[Given data]
######

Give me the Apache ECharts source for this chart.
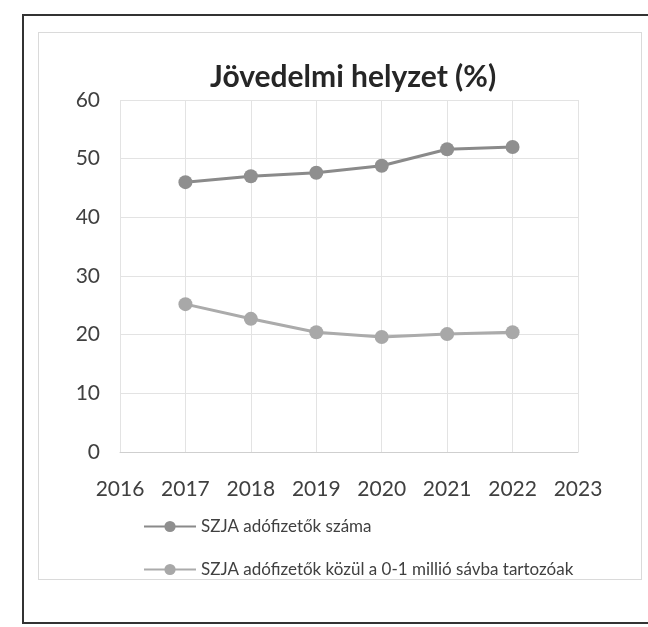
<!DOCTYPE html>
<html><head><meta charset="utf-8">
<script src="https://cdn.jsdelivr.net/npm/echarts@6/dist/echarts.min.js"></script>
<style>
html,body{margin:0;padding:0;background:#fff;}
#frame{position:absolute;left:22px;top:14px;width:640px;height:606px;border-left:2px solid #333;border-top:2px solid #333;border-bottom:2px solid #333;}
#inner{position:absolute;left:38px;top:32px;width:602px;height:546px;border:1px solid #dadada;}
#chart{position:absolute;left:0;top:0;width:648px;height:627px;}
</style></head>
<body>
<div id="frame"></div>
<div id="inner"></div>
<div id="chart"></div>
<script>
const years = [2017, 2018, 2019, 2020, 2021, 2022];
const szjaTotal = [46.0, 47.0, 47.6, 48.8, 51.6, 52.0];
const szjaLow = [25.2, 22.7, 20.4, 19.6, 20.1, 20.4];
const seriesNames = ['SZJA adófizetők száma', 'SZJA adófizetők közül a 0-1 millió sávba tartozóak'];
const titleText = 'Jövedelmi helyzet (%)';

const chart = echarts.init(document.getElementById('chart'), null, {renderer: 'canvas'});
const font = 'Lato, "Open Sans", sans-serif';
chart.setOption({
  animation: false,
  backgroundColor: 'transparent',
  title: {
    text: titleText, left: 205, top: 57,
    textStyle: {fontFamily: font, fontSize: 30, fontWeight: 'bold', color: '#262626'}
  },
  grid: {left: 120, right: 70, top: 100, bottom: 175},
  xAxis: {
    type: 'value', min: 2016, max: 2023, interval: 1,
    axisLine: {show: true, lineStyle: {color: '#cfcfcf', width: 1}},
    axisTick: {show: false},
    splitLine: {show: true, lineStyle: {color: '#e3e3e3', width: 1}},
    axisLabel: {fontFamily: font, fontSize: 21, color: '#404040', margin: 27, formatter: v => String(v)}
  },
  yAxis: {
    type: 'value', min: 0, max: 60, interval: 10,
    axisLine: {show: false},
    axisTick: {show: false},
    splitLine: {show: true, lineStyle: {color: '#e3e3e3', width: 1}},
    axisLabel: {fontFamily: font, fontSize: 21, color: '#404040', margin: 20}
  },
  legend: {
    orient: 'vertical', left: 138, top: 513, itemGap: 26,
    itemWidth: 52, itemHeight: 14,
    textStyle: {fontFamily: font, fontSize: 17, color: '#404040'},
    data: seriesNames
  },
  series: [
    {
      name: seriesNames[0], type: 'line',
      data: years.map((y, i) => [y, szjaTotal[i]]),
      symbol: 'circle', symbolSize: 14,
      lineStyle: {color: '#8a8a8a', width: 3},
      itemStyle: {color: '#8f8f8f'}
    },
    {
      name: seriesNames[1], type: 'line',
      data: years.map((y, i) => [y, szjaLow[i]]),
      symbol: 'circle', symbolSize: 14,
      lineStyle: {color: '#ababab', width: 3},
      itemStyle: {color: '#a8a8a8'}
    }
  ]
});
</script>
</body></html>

######

[Given task] Reproduce all of the material exactly, apart from the pictures.

[Task result]
Give me the Apache ECharts source for this chart.
<!DOCTYPE html>
<html><head><meta charset="utf-8">
<script src="https://cdn.jsdelivr.net/npm/echarts@6/dist/echarts.min.js"></script>
<style>
html,body{margin:0;padding:0;background:#fff;}
#frame{position:absolute;left:22px;top:14px;width:640px;height:606px;border-left:2px solid #333;border-top:2px solid #333;border-bottom:2px solid #333;}
#inner{position:absolute;left:38px;top:32px;width:602px;height:546px;border:1px solid #dadada;}
#chart{position:absolute;left:0;top:0;width:648px;height:627px;}
</style></head>
<body>
<div id="frame"></div>
<div id="inner"></div>
<div id="chart"></div>
<script>
const years = [2017, 2018, 2019, 2020, 2021, 2022];
const szjaTotal = [46.0, 47.0, 47.6, 48.8, 51.6, 52.0];
const szjaLow = [25.2, 22.7, 20.4, 19.6, 20.1, 20.4];
const seriesNames = ['SZJA adófizetők száma', 'SZJA adófizetők közül a 0-1 millió sávba tartozóak'];
const titleText = 'Jövedelmi helyzet (%)';

const chart = echarts.init(document.getElementById('chart'), null, {renderer: 'canvas'});
const font = 'Lato, "Open Sans", sans-serif';
chart.setOption({
  animation: false,
  backgroundColor: 'transparent',
  title: {
    text: titleText, left: 205, top: 57,
    textStyle: {fontFamily: font, fontSize: 30, fontWeight: 'bold', color: '#262626'}
  },
  grid: {left: 120, right: 70, top: 100, bottom: 175},
  xAxis: {
    type: 'value', min: 2016, max: 2023, interval: 1,
    axisLine: {show: true, lineStyle: {color: '#cfcfcf', width: 1}},
    axisTick: {show: false},
    splitLine: {show: true, lineStyle: {color: '#e3e3e3', width: 1}},
    axisLabel: {fontFamily: font, fontSize: 21, color: '#404040', margin: 27, formatter: v => String(v)}
  },
  yAxis: {
    type: 'value', min: 0, max: 60, interval: 10,
    axisLine: {show: false},
    axisTick: {show: false},
    splitLine: {show: true, lineStyle: {color: '#e3e3e3', width: 1}},
    axisLabel: {fontFamily: font, fontSize: 21, color: '#404040', margin: 20}
  },
  legend: {
    orient: 'vertical', left: 138, top: 513, itemGap: 26,
    itemWidth: 52, itemHeight: 14,
    textStyle: {fontFamily: font, fontSize: 17, color: '#404040'},
    data: seriesNames
  },
  series: [
    {
      name: seriesNames[0], type: 'line',
      data: years.map((y, i) => [y, szjaTotal[i]]),
      symbol: 'circle', symbolSize: 14,
      lineStyle: {color: '#8a8a8a', width: 3},
      itemStyle: {color: '#8f8f8f'}
    },
    {
      name: seriesNames[1], type: 'line',
      data: years.map((y, i) => [y, szjaLow[i]]),
      symbol: 'circle', symbolSize: 14,
      lineStyle: {color: '#ababab', width: 3},
      itemStyle: {color: '#a8a8a8'}
    }
  ]
});
</script>
</body></html>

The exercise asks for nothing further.